As the tide got higher the waves got bigger and Williams went to higher ground watching the giant logs tear off porches and siding. Then the winds changed as the tide turned. “They started coming back down the row,” Williams said, pummeling the cottages again. One of the three cottages owned by the Schonberg family was ripped off its foundation and would have floated out to sea if it hadn’t been wedged in by a raft of rolling driftwood.

Carol Viner was at work at the International Marketplace and knowing high tide was at 9:22 she called to check on her husband Gary in the Edwards Drive home that has been in her family for decades. “He said the water’s coming in. My worst nightmare, my house floating out in the water,” she said. “I clocked out and went to Nielsen’s to buy boots.”

Viner was born into the Julius family, Point Roberts pioneers that farmed the low areas along the shore. She keeps a scrapbook of attacks by the sea. The last one was December 16, 1982. “It was worse,” she said. “It took out half the road in Boundary Bay.” The storm of legend, she said, was in 1932, when flood water came all the way up to her family’s barn at what was to become the intersection of Tyee Drive and APA Road. “It took them two years to clear away all the debris,” she said.

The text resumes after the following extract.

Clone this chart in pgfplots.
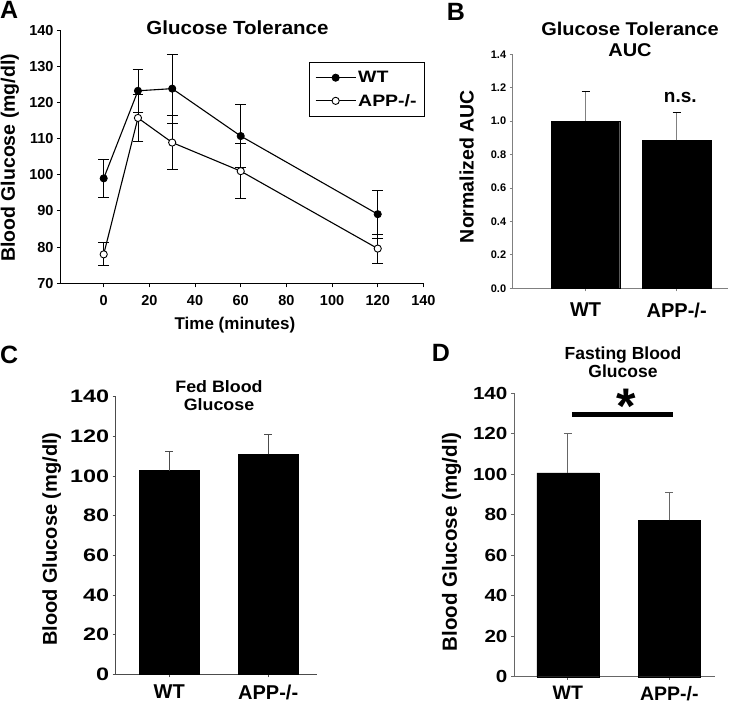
\documentclass[border=0pt]{standalone}
\usepackage{pgfplots}
\pgfplotsset{compat=1.18}
\usepackage{fontspec}
\setmainfont{Liberation Sans}
\newfontfamily\sfA{Liberation Sans}[FakeStretch=1.08]
\newfontfamily\sfB{Liberation Sans}[FakeStretch=1.3]
\newfontfamily\sfC{Liberation Sans}[FakeStretch=1.18]
\newcommand{\fs}[1]{\fontsize{#1}{#1}\selectfont\bfseries}
\pgfplotstableread{
x y e
0 99.0 5.3
15 123.2 6.0
30 123.8 9.5
60 110.7 8.8
120 89.1 6.6
}\wtdata
\pgfplotstableread{
x y e
0 78.0 3.2
15 115.7 6.4
30 108.9 7.5
60 101.0 7.6
120 79.6 4.0
}\appdata
\pgfplotstableread{
x y e
0 1.000 0.175
1 0.887 0.166
}\aucdata
\pgfplotstableread{
x y e
0 102.7 9.6
1 110.9 10.1
}\feddata
\pgfplotstableread{
x y e
0 100.7 19.5
1 77.2 14.0
}\fastdata
\pgfplotsset{
  panel/.style={
    scale only axis, clip=false,
    axis x line*=bottom, axis y line*=left,
    axis line style={-},
    tick align=outside,
    /pgf/number format/assume math mode=true,
  },
}
\begin{document}
\bfseries
\begin{tikzpicture}
\path[use as bounding box] (0pt,0pt) rectangle (729pt,-705pt);
% ---------------- Panel A
\begin{axis}[panel,
  at={(61pt,-283.3pt)}, anchor=south west,
  width=362.4pt, height=253.3pt,
  xmin=-18.7, xmax=140, ymin=70, ymax=140,
  xtick={0,20,...,140}, ytick={70,80,...,140},
  major tick length=4pt,
  axis line style={black, line width=1pt},
  tick style={black, line width=1pt},
  yticklabel style={font=\fs{14.5}},
  xticklabel style={font=\fs{14.5}, yshift=-5pt},
  xlabel={Time (minutes)}, ylabel={Blood Glucose (mg/dl)},
  xlabel style={font=\fs{17}, at={(rel axis cs:0.48,-0.184)}, anchor=base},
  ylabel style={font=\fs{19.5}, at={(rel axis cs:-0.141,0.495)}, anchor=center},
  legend style={at={(rel axis cs:1.005,0.875)}, anchor=north east,
    draw=black, line width=1.2pt, font=\sfC\fs{16.5}, row sep=6pt,
    inner xsep=6pt, inner ysep=7pt},
  legend cell align=left,
  legend image code/.code={\draw[#1, mark repeat=2, mark phase=2] plot coordinates {(0pt,0pt) (20pt,0pt) (40pt,0pt)};},
]
\addplot[black, line width=1.1pt, mark=*, mark size=3.6pt,
  mark options={fill=black, draw=black, line width=0.8pt},
  error bars/.cd, y dir=both, y explicit,
  error bar style={black, line width=0.9pt},
  error mark options={rotate=90, draw=black, mark size=5.3pt, line width=0.9pt}]
  table[x=x, y=y, y error=e] {\wtdata};
\addlegendentry{WT}
\addplot[black, line width=1.1pt, mark=*, mark size=3.6pt,
  mark options={fill=white, draw=black, line width=0.9pt},
  error bars/.cd, y dir=both, y explicit,
  error bar style={black, line width=0.9pt},
  error mark options={rotate=90, draw=black, mark size=5.3pt, line width=0.9pt}]
  table[x=x, y=y, y error=e] {\appdata};
\addlegendentry{APP-/-}
\end{axis}
% ---------------- Panel B
\begin{axis}[panel,
  at={(512.7pt,-288.3pt)}, anchor=south west,
  width=215pt, height=234pt,
  xmin=-0.8, xmax=1.56, ymin=0, ymax=1.4,
  xtick={0,1}, xticklabels={WT, APP-/-},
  ytick={0,0.2,...,1.4},
  major tick length=3pt,
  axis line style={gray, line width=1pt},
  tick style={gray, line width=1pt},
  yticklabel style={font=\fs{11}, /pgf/number format/fixed, /pgf/number format/fixed zerofill, /pgf/number format/precision=1},
  xticklabel style={font=\fs{20}, yshift=-8pt},
  ylabel={Normalized AUC},
  ylabel style={font=\fs{19.5}, at={(rel axis cs:-0.214,0.52)}, anchor=center},
]
\addplot[ybar, bar width=0.75, bar shift=0pt, fill=black, draw=black,
  error bars/.cd, y dir=plus, y explicit,
  error bar style={gray, line width=1pt},
  error mark options={rotate=90, draw=black, mark size=4pt, line width=1pt}]
  table[x=x, y=y, y error=e] {\aucdata};
\node[font=\fs{19}, anchor=base] at (axis cs:1.04,1.11) {n.s.};
\end{axis}
% ---------------- Panel C
\begin{axis}[panel,
  at={(115.7pt,-674.3pt)}, anchor=south west,
  width=201pt, height=277.6pt,
  xmin=-0.54, xmax=1.49, ymin=0, ymax=140,
  xtick={0,1}, xticklabels={WT, APP-/-},
  ytick={0,20,...,140},
  major tick length=3pt,
  axis line style={black!70, line width=0.8pt},
  tick style={black!70, line width=0.8pt},
  yticklabel style={font=\sfB\fs{18}},
  xticklabel style={font=\fs{20}, yshift=-4pt},
  ylabel={Blood Glucose (mg/dl)},
  ylabel style={font=\fs{20}, at={(rel axis cs:-0.318,0.487)}, anchor=center},
]
\addplot[ybar, bar width=0.606, bar shift=0pt, fill=black, draw=black,
  error bars/.cd, y dir=plus, y explicit,
  error bar style={black!70, line width=0.8pt},
  error mark options={rotate=90, draw=black!70, mark size=4pt, line width=0.8pt}]
  table[x=x, y=y, y error=e] {\feddata};
\end{axis}
% ---------------- Panel D
\begin{axis}[panel,
  at={(514pt,-676.7pt)}, anchor=south west,
  width=201pt, height=283.4pt,
  xmin=-0.53, xmax=1.45, ymin=0, ymax=140,
  xtick={0,1}, xticklabels={WT, APP-/-},
  ytick={0,20,...,140},
  major tick length=3pt,
  axis line style={black!60, line width=0.8pt},
  tick style={black!60, line width=0.8pt},
  yticklabel style={font=\sfC\fs{17.5}},
  xticklabel style={font=\fs{19.5}, yshift=-3pt},
  ylabel={Blood Glucose (mg/dl)},
  ylabel style={font=\fs{20.5}, at={(rel axis cs:-0.31,0.476)}, anchor=center},
]
\addplot[ybar, bar width=0.61, bar shift=0pt, fill=black, draw=black,
  error bars/.cd, y dir=plus, y explicit,
  error bar style={black!60, line width=0.8pt},
  error mark options={rotate=90, draw=black!60, mark size=4pt, line width=0.8pt}]
  table[x=x, y=y, y error=e] {\fastdata};
\addplot[black, line width=5.5pt, forget plot] coordinates {(0.04,129.5) (1.04,129.5)};
\node[font=\fs{50}, anchor=base, inner sep=0pt] at (axis cs:0.572,125) {*};
\end{axis}
% ---------------- titles and panel letters
\node[font=\sfA\fs{19}, anchor=base] at (237.5pt,-34.3pt) {Glucose Tolerance};
\node[font=\sfA\fs{18.5}, anchor=base] at (630pt,-35pt) {Glucose Tolerance};
\node[font=\sfA\fs{18.5}, anchor=base] at (630pt,-56.7pt) {AUC};
\node[font=\sfA\fs{16.5}, anchor=base] at (219pt,-392.7pt) {Fed Blood};
\node[font=\sfA\fs{16.5}, anchor=base] at (219pt,-410.7pt) {Glucose};
\node[font=\fs{17.5}, anchor=base] at (623pt,-359.3pt) {Fasting Blood};
\node[font=\fs{17.5}, anchor=base] at (623pt,-377.3pt) {Glucose};
\node[font=\fs{25}, anchor=base west, inner sep=0pt] at (0pt,-18.3pt) {A};
\node[font=\fs{25}, anchor=base west, inner sep=0pt] at (446.7pt,-20pt) {B};
\node[font=\fs{25}, anchor=base west, inner sep=0pt] at (0pt,-363.3pt) {C};
\node[font=\fs{25}, anchor=base west, inner sep=0pt] at (431.7pt,-361.7pt) {D};
\end{tikzpicture}
\end{document}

At Maple Beach, Blaine Anderson said his cabin, in the family since the 1940s fared worse than in previous storms. “My power panel is underwater,” he said. “We’ve had water in the backyard before but never in the house like this. We’ll wait for it to go down and pump it out – get rid of pretty much everything I guess.”

“I can remember when I was a little kid it came up to this stop sign,” said Bob Mitchell as he waded down Alder Street. “Hasn’t been this bad in a long time.”

After the 1932 storm Viner said her family lobbied state senator A.E. Edwards, the namesake of Edwards Drive, to get dikes built to protect the lowlands. This storm has also taught lessons about how to protect against future ones, Williams said.